View Full Version : Great for training panel
Rick Vernon
09-20-2011, 06:28 AM
Here's a panel that could be used as a training aid!
John Kogel
09-20-2011, 08:00 AM
That caution tape is too close. It should be 6 feet back from that thing, for safety. BTW, that guy fails the final exam, no doubt.
Phillip Stojanik
09-20-2011, 11:52 AM
Here's a panel that could be used as a training aid!
Wow :eek:
Amazing piece of work there!
Donald Farrell
09-20-2011, 02:29 PM
Obviously, these pictures are pre-fire.
Question, please tell me this was done by a DYI person. I'd be real disgusted if a licensed electrician did this anywhere but on his own panelboard!
Jack Feldmann
09-20-2011, 04:38 PM
Nice photos - good for a laugh.
britney harstine
09-22-2011, 08:01 AM
:eek:
Rollie Meyers
09-22-2011, 02:17 PM
That panel is not a great training aid, but it is a very good example of how not to do things A proper training aid is a panel that was done in a professional & code compliant manner. Just my humble opinion.
Jerry Peck
09-22-2011, 06:22 PM
That panel is not a great training aid, but it is a very good example of how not to do things A proper training aid is a panel that was done in a professional & code compliant manner. Just my humble opinion.
Rollie,
I think what he meant was that panel was a great training aid in class where a student is asked to point out what is wrong ... and the student points to the panel and says "Everything" ... that student gets an "A". ;)
I was thinking it would not make a good training panel because there were too many items for a student to wrap their heads around and report - they need to learn one thing at a time ... have them pick apart the 100 car pile up after they have learned enough to absorb what is being presented to them visually.
Dana Bostick
09-23-2011, 06:44 AM
Rollie,
I think what he meant was that panel was a great training aid in class where a student is asked to point out what is wrong ... and the student points to the panel and says "Everything" ... that student gets an "A". ;)
I was thinking it would not make a good training panel because there were too many items for a student to wrap their heads around and report - they need to learn one thing at a time ... have them pick apart the 100 car pile up after they have learned enough to absorb what is being presented to them visually.
I think they are going to need the "use extra paper if needed for your answer" option for this test.:rolleyes: OMG, don't think I've ever seen a quadruple tap before!:eek:
Steve Lottatore
09-23-2011, 06:50 PM
Here's a panel that could be used as a training aid!
Now Rick never said it was going to be a training aid for 'electricians'. More appropriately a 'perfectly wired panel should be used to illustrate the 'right way'; a hell of a lot easier than showing the newbies a multitude of 'wrong ways' to make it FUBAR.

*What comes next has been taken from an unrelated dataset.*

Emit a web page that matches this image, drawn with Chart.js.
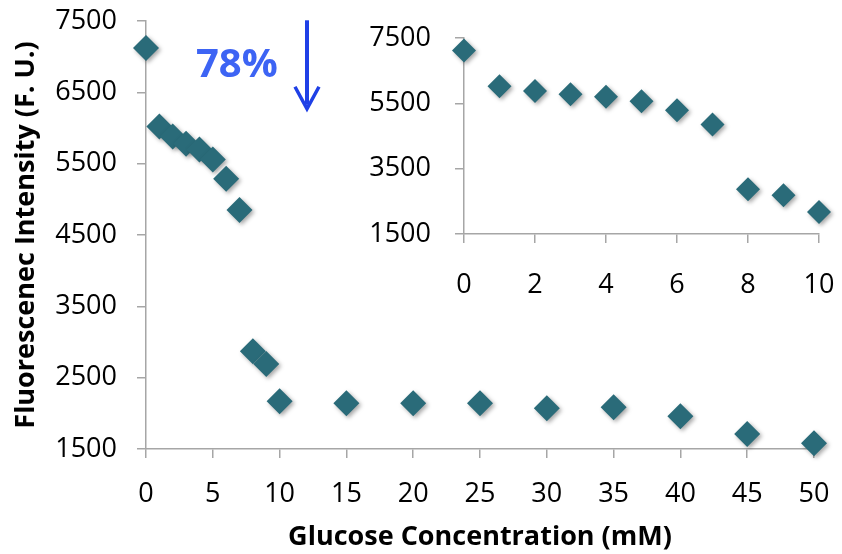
<!DOCTYPE html>
<html>
<head>
<meta charset="utf-8">
<script src="https://cdn.jsdelivr.net/npm/chart.js@4.4.1/dist/chart.umd.min.js"></script>
<style>
    html, body { margin: 0; padding: 0; background: #fff; }
    #wrap { position: relative; width: 842px; height: 554px; }
    #wrap canvas { position: absolute; left: 0; top: 0; }
    #insetChart { pointer-events: none; }
</style>
</head>
<body>
<div id="wrap">
    <canvas id="mainChart" width="842" height="554"></canvas>
    <canvas id="insetChart" width="842" height="554"></canvas>
</div>
<script>
// Glucose concentration (mM)
const glucose = [0, 1, 2, 3, 4, 5, 6, 7, 8, 9, 10, 15, 20, 25, 30, 35, 40, 45, 50];
// Fluorescence intensity (F. U.)
const intensity = [7120, 6020, 5880, 5780, 5700, 5560, 5290, 4850, 2870, 2690, 2170, 2140, 2140, 2140, 2070, 2085, 1960, 1710, 1580];

// Tick settings
const mainXTicks = { min: 0, max: 50, step: 5 };
const mainYTicks = { min: 1500, max: 7500, step: 1000 };
const insetXTicks = { min: 0, max: 10, step: 2 };
const insetYTicks = { min: 1500, max: 7500, step: 2000 };

const markerColor = '#2a6b79';
const axisColor = '#a6a6a6';
const tickFont = { family: 'Open Sans', size: 27 };

// soft drop shadow under the diamonds (like the Excel original)
const shadowPlugin = {
    id: 'shadow',
    beforeDatasetsDraw(chart) {
        const ctx = chart.ctx;
        ctx.save();
        ctx.shadowColor = 'rgba(0, 0, 0, 0.35)';
        ctx.shadowBlur = 4;
        ctx.shadowOffsetX = 2;
        ctx.shadowOffsetY = 2;
    },
    afterDatasetsDraw(chart) {
        chart.ctx.restore();
    }
};

// "78%" label and the blue down arrow
const annotationPlugin = {
    id: 'dropNote',
    afterDraw(chart) {
        const ctx = chart.ctx;
        const x = chart.scales.x;
        const y = chart.scales.y;
        ctx.save();
        ctx.fillStyle = '#3d64f4';
        ctx.font = 'bold 40px "Open Sans"';
        ctx.textAlign = 'center';
        ctx.textBaseline = 'middle';
        ctx.fillText('78%', x.getPixelForValue(6.8), y.getPixelForValue(6880));

        const ax = x.getPixelForValue(12.05);
        const top = y.getPixelForValue(7510);
        const tip = y.getPixelForValue(6270);
        ctx.strokeStyle = '#1f40e6';
        ctx.lineWidth = 4;
        ctx.beginPath();
        ctx.moveTo(ax, top);
        ctx.lineTo(ax, tip - 4);
        ctx.stroke();
        ctx.lineWidth = 3.5;
        ctx.beginPath();
        ctx.moveTo(ax - 12, tip - 22);
        ctx.lineTo(ax, tip);
        ctx.lineTo(ax + 12, tip - 22);
        ctx.stroke();
        ctx.restore();
    }
};

function axisGrid() {
    return {
        display: true,
        drawOnChartArea: false,
        drawTicks: true,
        tickLength: 9,
        color: axisColor,
        lineWidth: 1.5
    };
}

function plainLabel(value) {
    return String(value);
}

// keep the chart area where the layout padding says
function noEdgePadding(scale) {
    scale.paddingTop = 0;
    scale.paddingBottom = 0;
    scale.paddingLeft = 0;
    scale.paddingRight = 0;
}

function initializeMainChart() {
    const points = glucose.map((g, i) => ({ x: g, y: intensity[i] }));

    const config = {
        type: 'scatter',
        data: {
            datasets: [{
                data: points,
                pointStyle: 'rectRot',
                pointRadius: 13,
                pointHoverRadius: 13,
                backgroundColor: markerColor,
                borderColor: markerColor,
                borderWidth: 0,
                clip: false
            }]
        },
        options: {
            responsive: false,
            animation: false,
            events: [],
            layout: { padding: { left: 0, top: 21, right: 28, bottom: 0 } },
            plugins: {
                legend: { display: false },
                tooltip: { enabled: false }
            },
            scales: {
                x: {
                    type: 'linear',
                    min: mainXTicks.min,
                    max: mainXTicks.max,
                    grid: axisGrid(),
                    border: { display: true, color: axisColor, width: 1.5 },
                    ticks: { stepSize: mainXTicks.step, color: '#000', font: tickFont, padding: 20, callback: plainLabel },
                    title: {
                        display: true,
                        text: 'Glucose Concentration (mM)',
                        color: '#000',
                        font: { family: 'Open Sans', size: 27, weight: 'bold' },
                        padding: { top: 0, bottom: 0 }
                    },
                    afterFit(scale) { scale.height = 105; noEdgePadding(scale); }
                },
                y: {
                    type: 'linear',
                    min: mainYTicks.min,
                    max: mainYTicks.max,
                    grid: axisGrid(),
                    border: { display: true, color: axisColor, width: 1.5 },
                    ticks: { stepSize: mainYTicks.step, color: '#000', font: tickFont, padding: 20, callback: plainLabel },
                    title: {
                        display: true,
                        text: 'Fluorescenec Intensity (F. U.)',
                        color: '#000',
                        font: { family: 'Open Sans', size: 27, weight: 'bold' },
                        padding: { top: 10, bottom: 0 }
                    },
                    afterFit(scale) { scale.width = 146; noEdgePadding(scale); }
                }
            }
        },
        plugins: [shadowPlugin, annotationPlugin]
    };

    const ctx = document.getElementById('mainChart').getContext('2d');
    new Chart(ctx, config);
}

function initializeInsetChart() {
    // inset shows only the low-concentration part
    const points = [];
    glucose.forEach((g, i) => {
        if (g <= insetXTicks.max) points.push({ x: g, y: intensity[i] });
    });

    const config = {
        type: 'scatter',
        data: {
            datasets: [{
                data: points,
                pointStyle: 'rectRot',
                pointRadius: 12,
                pointHoverRadius: 12,
                backgroundColor: markerColor,
                borderColor: markerColor,
                borderWidth: 0,
                clip: false
            }]
        },
        options: {
            responsive: false,
            animation: false,
            events: [],
            layout: { padding: { left: 340, top: 38, right: 23, bottom: 260 } },
            plugins: {
                legend: { display: false },
                tooltip: { enabled: false }
            },
            scales: {
                x: {
                    type: 'linear',
                    min: insetXTicks.min,
                    max: insetXTicks.max,
                    grid: axisGrid(),
                    border: { display: true, color: axisColor, width: 1.5 },
                    ticks: { stepSize: insetXTicks.step, color: '#000', font: tickFont, padding: 26, callback: plainLabel },
                    afterFit(scale) { scale.height = 60; noEdgePadding(scale); }
                },
                y: {
                    type: 'linear',
                    min: insetYTicks.min,
                    max: insetYTicks.max,
                    grid: axisGrid(),
                    border: { display: true, color: axisColor, width: 1.5 },
                    ticks: { stepSize: insetYTicks.step, color: '#000', font: tickFont, padding: 24, callback: plainLabel },
                    afterFit(scale) { scale.width = 124; noEdgePadding(scale); }
                }
            }
        },
        plugins: [shadowPlugin]
    };

    const ctx = document.getElementById('insetChart').getContext('2d');
    new Chart(ctx, config);
}

document.addEventListener('DOMContentLoaded', function () {
    initializeMainChart();
    initializeInsetChart();
});
</script>
</body>
</html>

I would think he meant a 'training aid' for ER or the morgue!
Nick Ostrowski
09-23-2011, 06:59 PM
HA HA HA!!!! You gotta go out of your way to do stuff that wrong.
Jerry Peck
09-24-2011, 02:40 PM
Now Rick never said it was going to be a training aid for 'electricians'.
I thought he meant a training aid for home inspectors.
I would think he meant a 'training aid' for ER or the morgue!
Agreed! :D
Phil Brody
09-26-2011, 04:23 AM
Quad tapped I'm impressed !
Bruce Low
09-26-2011, 05:21 AM
Never seen quad tapping, eh? How 'bout this quad tapping example?
By the way, lots more wrong with this panel, AND the other 3 main panels (fed from here) and 4 subpanels in the home. My client (an electrical engineer at a power plant) and I (a mechanical engineer) were rolling on the floor laughing after I pulled the cover off.
All the best,
Bruce Low
Bottom Line Home Inspection
Serving NEW
Ken Schaumann
09-28-2011, 09:00 PM
Too much beer drinking on those cold Michigan winter days with nothing to do but play around with electricity to try and stay warm.
Phil Brody
09-29-2011, 05:11 AM
Bruce - doesn't qualify for quad tapping, NEC 2020.69 All four conductors must be resonably secured under a single screw down, the paint on insulator does give you an edge, but still significantly diverges from code.http://www.inspectionnews.net/home_inspection/images/icons/icon10.gif
Jerry Peck
09-29-2011, 06:58 PM
NEC 2020.69
???? ;)
Cary Bissell
09-30-2011, 03:23 AM
Probably an Electricians home. You know the shoemaker syndrome.
Bill Hetner
09-30-2011, 04:46 AM
for the guy who did it a capital "E" for effort!! and the short answer is where is sparkie... he has some work to do well really alot of work.... no need to go into detail there.